Walking around the stadium you do feel the thin air, but you can choose to quench your thirst with bottled water or a Modelo, a 32 oz. big boy poured into a huge cup, which you'll pay less than $4 for. You can also choose from vendor food fare including hot dogs, small candies (recognizable gringo names or not), or a variety of local snacks which are more than affordable.

Even at 30, the infrastructure of the stadium is in good shape, with little in the way of dirt, broken seats or any other ephemera associated with RFK. The previous day found us walking through the locker rooms, down a surprisingly long corridor, and around a couple of flights of steps to get to the field.


Of humorous note, there is a urinal just around the corner, away from the steps and more importantly, public view. It's understandable why it's there; it is a long hallway to get to the field, but from a harder core aspect, where players shouldn't have to deal with such an inconvenience, I understand it. And from the field, one would be hard pressed to see that the stadium is 30:

In terms of atmosphere, its hard to describe. It's a big stadium, like RFK, so unless it's full, the chants and general noise didn't seem to convey a sense of RFK. You pick up occasional moments of 'Ole's' during successful passes, or even the dreaded 'puto' as Andrew Dykstra would send a goal kick into play. When Yerson Candelo's rocket went by Dykstra and into the upper 90, the place does explode, as you would expect.
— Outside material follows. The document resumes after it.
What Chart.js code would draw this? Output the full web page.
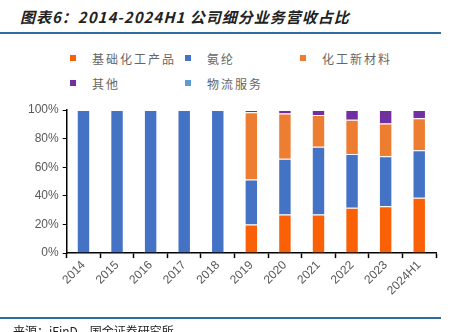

But, for a team in the lower half of the 2016 Clausura, and who was playing in their first CONCACAF Champions League Quarterfinal, it just wasn't as electric as I anticipated. Perhaps, if Queretaro does beat D.C. and they play nearby rivals Tigres, such electricity will be available. But it wasn't the electricity that I felt last year when D.C. was getting throttled in Costa Rica, with a smaller crowd and older stadium to boot. Not better, not worse, just mildly disappointing. But in a brief two-day stay, lots of things were going against preconceived notion.
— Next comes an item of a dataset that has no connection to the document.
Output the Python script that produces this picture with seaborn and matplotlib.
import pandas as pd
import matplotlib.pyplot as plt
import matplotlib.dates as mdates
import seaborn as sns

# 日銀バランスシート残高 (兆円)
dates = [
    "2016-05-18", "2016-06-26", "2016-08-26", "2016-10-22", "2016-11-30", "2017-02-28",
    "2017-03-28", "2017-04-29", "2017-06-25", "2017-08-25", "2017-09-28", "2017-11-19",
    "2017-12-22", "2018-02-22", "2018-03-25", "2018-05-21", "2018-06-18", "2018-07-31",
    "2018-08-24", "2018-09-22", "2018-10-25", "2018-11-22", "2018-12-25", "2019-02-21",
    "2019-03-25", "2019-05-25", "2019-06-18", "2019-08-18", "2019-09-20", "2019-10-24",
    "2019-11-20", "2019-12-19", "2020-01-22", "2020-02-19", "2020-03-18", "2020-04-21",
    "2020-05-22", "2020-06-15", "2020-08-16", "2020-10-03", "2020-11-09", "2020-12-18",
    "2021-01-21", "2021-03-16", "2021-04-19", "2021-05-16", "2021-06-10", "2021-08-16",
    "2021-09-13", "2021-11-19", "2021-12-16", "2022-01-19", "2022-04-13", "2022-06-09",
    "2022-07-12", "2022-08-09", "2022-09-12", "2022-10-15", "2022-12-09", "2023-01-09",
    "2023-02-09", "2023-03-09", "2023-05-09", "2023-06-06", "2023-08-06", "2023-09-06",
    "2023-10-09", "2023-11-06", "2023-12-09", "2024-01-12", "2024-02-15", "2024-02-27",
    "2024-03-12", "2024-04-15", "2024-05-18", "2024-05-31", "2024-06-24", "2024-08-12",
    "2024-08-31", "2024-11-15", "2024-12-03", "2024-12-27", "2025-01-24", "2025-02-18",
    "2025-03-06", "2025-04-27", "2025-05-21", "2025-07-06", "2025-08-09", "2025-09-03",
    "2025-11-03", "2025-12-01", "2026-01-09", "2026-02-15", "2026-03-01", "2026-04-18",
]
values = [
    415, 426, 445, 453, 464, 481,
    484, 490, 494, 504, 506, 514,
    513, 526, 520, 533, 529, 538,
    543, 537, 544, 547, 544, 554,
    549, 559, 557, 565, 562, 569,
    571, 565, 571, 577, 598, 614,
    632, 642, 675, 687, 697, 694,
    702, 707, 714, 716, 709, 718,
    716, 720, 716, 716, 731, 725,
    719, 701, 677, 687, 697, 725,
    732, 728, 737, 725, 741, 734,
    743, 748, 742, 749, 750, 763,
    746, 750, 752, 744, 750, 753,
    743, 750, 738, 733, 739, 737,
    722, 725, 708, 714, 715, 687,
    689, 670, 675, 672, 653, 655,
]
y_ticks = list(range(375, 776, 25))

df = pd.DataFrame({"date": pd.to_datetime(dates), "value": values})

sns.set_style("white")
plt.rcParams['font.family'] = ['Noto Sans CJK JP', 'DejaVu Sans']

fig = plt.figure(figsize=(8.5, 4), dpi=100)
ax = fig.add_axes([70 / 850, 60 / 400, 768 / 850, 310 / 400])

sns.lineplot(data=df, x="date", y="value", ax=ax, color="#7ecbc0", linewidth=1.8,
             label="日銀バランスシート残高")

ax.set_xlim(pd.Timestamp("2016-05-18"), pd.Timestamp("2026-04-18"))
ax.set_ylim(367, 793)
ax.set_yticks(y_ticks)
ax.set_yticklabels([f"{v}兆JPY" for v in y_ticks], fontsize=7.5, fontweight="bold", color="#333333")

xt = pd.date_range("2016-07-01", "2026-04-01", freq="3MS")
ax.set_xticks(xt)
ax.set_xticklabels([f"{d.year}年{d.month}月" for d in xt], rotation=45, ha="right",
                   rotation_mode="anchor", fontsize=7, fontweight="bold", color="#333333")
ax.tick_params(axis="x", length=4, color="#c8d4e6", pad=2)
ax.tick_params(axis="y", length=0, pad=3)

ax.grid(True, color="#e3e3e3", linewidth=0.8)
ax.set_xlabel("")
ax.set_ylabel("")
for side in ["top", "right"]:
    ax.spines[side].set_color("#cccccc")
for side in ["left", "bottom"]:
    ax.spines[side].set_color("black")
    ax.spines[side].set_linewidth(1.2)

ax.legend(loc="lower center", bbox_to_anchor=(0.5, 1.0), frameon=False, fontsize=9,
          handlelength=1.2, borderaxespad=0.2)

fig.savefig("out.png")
There are still signs of police and/or security when it comes to preparation, be it a huge bus of federales, or in the case of the away seats and media boxes, chain link fences. Folks are friendly, point blank and period. Heck, a photographer in the CONCACAF mixed zone wanted to take a picture of the D.C. United tattoo I have on my leg, and I was happy to oblige. But perhaps the best way to sum Queretaro up, as a game day experience, or as a town for a visiting fan, may be best summed up by an interaction we had in the stadium in the press box. An older gentleman, in his sixties, came up to the fence and asked if we had come down from D.C. for the game. We chatted for a minute about our respective teams' paths at the moment, and he paused for a second, looked around at the fence separating him from us, and said, 'we don't need this.'

And as far as Queretaro goes, you really don't.